L’Iris sauvage, Louise Glück (par Philippe Leuckx)
L’Iris sauvage, Louise Glück, mars 2021, trad. anglais (USA), Marie Olivier, 160 pages, 17 €
Un prix Nobel glauquissime. Un traité de désespérance ?
Un Glück glauque, à se flinguer. Un livre du temps du Covid. Woolf revisitée.
L’Iris sauvage signe la responsabilité d’un dieu absent dans le naufrage humain. A force de plantes, dans un jardin souillé, entre aubépines et coréopsis, l’âme est bien sauvage, plaintive, inutile, sans place sans dieu, sans référent. Le jardin symbolique est poussif et la douleur là derrière la porte du vivre.
Glauque, inutile, l’âme ? Glück en est persuadée, avec sa froideur entomologique, sa désespérance de petite vieille qui scrute le ciel sans ciel, le jardin sans âme, et sa pauvre vie.
On dévide l’absurde ruban de l’existence sans existence, cloué dans un jardin, on n’ouvre pas les portes, on s’inhume avant que de naître.
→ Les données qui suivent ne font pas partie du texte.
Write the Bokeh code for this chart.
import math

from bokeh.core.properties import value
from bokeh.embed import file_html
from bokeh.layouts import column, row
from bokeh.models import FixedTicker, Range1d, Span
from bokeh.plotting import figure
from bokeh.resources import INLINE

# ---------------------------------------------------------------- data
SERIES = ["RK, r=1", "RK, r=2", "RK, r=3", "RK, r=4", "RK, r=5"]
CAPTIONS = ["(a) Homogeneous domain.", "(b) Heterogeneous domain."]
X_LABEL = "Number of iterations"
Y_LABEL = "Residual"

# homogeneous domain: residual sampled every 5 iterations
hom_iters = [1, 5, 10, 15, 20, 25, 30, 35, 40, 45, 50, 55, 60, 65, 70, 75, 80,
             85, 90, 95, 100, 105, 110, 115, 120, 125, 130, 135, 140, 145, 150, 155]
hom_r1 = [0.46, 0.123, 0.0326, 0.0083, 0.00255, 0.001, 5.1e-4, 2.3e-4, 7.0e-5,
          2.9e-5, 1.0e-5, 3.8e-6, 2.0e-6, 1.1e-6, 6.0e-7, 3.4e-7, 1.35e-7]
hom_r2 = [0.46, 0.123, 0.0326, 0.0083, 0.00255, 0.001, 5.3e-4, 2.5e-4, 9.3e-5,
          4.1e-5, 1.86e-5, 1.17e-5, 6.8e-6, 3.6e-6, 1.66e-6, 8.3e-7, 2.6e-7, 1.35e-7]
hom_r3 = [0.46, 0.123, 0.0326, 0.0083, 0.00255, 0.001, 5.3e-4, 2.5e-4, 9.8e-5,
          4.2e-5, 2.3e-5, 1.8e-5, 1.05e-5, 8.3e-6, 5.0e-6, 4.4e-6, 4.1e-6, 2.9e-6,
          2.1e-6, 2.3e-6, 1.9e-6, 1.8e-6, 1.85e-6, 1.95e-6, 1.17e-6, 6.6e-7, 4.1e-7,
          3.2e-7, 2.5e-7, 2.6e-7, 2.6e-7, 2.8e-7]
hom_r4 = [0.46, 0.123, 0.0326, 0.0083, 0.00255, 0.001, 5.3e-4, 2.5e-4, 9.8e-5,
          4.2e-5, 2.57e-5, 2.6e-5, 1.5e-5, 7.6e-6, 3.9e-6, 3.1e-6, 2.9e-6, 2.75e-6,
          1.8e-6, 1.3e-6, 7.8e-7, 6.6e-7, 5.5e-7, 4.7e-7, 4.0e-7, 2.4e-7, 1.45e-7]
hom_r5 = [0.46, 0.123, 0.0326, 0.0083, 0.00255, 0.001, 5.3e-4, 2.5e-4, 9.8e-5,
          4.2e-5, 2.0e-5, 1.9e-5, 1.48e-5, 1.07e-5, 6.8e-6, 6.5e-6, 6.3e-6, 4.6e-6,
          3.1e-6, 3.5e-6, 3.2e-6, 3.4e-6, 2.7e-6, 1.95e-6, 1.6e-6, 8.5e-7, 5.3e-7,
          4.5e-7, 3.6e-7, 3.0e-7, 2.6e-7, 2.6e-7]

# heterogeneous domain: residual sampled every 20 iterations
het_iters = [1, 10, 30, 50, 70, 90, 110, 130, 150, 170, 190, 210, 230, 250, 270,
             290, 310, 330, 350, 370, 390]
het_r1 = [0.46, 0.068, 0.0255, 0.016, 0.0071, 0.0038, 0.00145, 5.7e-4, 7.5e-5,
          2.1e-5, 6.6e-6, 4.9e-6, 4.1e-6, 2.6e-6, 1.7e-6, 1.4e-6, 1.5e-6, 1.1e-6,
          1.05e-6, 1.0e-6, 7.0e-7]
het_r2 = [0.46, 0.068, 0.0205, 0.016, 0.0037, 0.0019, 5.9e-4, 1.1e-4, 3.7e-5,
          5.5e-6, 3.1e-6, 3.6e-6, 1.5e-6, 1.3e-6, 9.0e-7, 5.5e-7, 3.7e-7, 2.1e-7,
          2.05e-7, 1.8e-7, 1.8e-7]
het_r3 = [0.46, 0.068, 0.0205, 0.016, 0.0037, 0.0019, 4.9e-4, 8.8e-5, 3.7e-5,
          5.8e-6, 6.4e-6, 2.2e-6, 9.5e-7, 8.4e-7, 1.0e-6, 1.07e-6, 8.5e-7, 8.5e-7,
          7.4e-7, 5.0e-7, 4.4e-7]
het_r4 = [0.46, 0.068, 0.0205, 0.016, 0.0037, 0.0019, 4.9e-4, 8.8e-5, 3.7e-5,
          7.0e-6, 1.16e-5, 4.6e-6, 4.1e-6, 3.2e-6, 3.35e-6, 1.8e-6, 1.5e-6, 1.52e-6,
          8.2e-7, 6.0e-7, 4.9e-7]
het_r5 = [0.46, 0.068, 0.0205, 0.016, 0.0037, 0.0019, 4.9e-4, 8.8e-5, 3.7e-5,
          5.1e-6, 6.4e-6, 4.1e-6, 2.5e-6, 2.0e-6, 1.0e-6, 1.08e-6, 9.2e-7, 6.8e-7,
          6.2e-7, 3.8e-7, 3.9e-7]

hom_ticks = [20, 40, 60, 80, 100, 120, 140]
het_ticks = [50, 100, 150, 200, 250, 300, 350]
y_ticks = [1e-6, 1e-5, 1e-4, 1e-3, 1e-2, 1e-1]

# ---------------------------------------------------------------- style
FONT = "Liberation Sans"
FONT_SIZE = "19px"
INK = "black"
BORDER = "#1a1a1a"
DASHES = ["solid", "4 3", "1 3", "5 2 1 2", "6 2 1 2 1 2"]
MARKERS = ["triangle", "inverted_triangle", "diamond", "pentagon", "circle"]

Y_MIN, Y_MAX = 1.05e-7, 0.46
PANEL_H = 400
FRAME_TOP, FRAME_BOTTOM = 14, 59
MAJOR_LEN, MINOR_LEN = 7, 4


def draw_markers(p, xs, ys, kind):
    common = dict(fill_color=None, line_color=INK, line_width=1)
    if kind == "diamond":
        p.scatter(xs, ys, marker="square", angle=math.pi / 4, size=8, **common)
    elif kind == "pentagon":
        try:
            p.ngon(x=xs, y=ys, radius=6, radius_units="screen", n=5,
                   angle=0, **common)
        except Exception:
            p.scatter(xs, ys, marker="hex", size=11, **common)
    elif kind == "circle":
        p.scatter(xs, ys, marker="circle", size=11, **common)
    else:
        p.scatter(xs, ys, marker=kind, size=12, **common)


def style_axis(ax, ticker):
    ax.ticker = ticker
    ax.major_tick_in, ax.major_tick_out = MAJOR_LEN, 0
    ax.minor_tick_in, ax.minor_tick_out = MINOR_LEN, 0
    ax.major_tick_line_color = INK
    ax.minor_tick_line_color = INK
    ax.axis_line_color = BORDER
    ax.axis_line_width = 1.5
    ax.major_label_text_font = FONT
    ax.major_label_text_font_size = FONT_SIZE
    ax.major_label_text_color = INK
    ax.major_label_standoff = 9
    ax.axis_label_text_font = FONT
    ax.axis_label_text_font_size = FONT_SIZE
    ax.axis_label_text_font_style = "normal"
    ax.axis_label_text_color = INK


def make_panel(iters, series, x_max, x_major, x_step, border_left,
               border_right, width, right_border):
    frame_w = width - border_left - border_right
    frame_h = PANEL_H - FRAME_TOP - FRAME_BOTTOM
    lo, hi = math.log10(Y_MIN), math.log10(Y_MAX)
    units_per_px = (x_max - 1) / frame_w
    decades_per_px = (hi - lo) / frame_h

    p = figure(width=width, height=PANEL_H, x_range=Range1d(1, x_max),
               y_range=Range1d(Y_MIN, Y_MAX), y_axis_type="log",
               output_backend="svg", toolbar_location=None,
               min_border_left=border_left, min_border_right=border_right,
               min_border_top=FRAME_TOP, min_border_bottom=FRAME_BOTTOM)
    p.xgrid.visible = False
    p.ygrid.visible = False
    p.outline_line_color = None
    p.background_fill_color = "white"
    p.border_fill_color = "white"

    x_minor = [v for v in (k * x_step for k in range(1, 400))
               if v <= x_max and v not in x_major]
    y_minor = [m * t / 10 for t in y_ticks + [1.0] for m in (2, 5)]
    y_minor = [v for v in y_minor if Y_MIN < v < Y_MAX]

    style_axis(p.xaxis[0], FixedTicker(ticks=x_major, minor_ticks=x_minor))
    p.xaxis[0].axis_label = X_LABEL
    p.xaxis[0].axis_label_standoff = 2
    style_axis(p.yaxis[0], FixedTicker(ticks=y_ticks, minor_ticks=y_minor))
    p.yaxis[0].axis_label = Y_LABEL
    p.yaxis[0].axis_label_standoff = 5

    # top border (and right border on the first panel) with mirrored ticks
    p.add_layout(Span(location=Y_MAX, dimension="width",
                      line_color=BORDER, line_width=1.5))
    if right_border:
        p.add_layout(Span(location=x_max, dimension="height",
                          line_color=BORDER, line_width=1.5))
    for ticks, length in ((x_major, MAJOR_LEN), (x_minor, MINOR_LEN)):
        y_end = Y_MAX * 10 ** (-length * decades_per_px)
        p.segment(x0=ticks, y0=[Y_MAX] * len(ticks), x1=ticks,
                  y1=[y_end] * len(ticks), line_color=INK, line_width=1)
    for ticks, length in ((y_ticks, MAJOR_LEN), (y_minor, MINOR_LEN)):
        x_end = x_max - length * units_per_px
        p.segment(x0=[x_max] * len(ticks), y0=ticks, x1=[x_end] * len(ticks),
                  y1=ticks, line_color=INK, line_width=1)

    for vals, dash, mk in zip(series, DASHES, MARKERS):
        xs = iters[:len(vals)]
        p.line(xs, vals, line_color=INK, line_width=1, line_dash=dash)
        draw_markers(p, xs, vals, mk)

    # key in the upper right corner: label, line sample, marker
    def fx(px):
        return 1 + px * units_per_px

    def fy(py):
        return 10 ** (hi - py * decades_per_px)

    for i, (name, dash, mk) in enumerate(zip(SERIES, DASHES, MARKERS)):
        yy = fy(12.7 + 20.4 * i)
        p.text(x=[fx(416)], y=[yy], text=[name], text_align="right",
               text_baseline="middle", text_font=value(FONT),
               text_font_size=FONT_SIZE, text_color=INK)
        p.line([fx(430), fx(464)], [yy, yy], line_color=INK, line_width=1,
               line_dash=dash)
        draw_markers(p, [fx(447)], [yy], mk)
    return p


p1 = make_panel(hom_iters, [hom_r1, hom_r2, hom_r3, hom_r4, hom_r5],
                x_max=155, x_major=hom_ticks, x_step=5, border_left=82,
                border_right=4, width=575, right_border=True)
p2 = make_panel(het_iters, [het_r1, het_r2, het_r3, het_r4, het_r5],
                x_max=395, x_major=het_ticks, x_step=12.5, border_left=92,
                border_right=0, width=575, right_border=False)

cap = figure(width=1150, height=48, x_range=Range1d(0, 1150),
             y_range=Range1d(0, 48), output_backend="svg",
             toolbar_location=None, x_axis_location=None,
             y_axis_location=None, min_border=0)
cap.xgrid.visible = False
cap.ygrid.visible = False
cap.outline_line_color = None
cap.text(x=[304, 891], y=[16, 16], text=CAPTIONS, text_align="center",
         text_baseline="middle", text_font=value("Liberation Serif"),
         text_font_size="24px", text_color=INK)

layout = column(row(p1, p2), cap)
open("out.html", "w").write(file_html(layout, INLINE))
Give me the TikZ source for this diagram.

Irrespirable, à l’aune des fleurs de ce jardin diabolique.
On se dit voilà ce qu’une âme peut penser.
On se dit que c’est court et injuste.
On se dit que ça manque de cœur. D’enfant. D’espérance.
On étouffe dans cet « iris ».
Que dire d’autre ?
Oui, le lecteur étouffe sous autant de plantes symboliques.
L’iris de l’œil ensauvage le regard, déforme.
Nombre de ces poèmes – qui signent peut-être aussi la fin d’un amour, de toute vie – ordonnent la finitude comme sens : la saison qui ne verra pas le mûrissement des tomates ni l’éclosion des lys ; la poète qui « se sait en train de mourir » se verra « enterrée pour libérer sa splendeur ».
Chaque poème, titré, va des « vêpres » aux « aubépines », décrit en une page, guère plus, une vision pessimiste du monde, qui n’est vu que par le biais de sa fin.
Mais pourquoi/ commencer quoi que ce soit/ si près de la fin ? (p.135)
Au fil des saisons, les unes chassant les autres, la poète consigne ses humeurs, ses noirceurs, sans aucun espoir de perdurer ; la réflexion sur la création (un dieu absent ? Un créateur sans joie ? Un divin qui vous abandonne) innerve chaque texte et le lecteur plongé dans ces affres ne sait plus à quelle nature se vouer.
L’écriture poétique n’est pas en cause, ce serait plutôt le ton incessamment ténébreux, désenchanté. La langue, fluide, serre son propos, réitère ses visions de deuil, qui sait ?
Le regard pour être personnel et tranchant avive une poétique de la perte. L’éternité de la dernière page est aussi fausse que le terme qui la signe : ironie ? Point de chute ?
La réponse figure, en page 105 : vous verriez : le vide du paradis/ réfléchi sur terre, les prés/ de nouveau vides, sans vie.
Philippe Leuckx
Louise Glück, née en 1943 à New York, est une poète américaine. Elle enseigne à Yale et à Stanford, et a publié douze recueils de poèmes. Œuvre récompensée par de nombreux prix. Prix Nobel de Littérature 2020.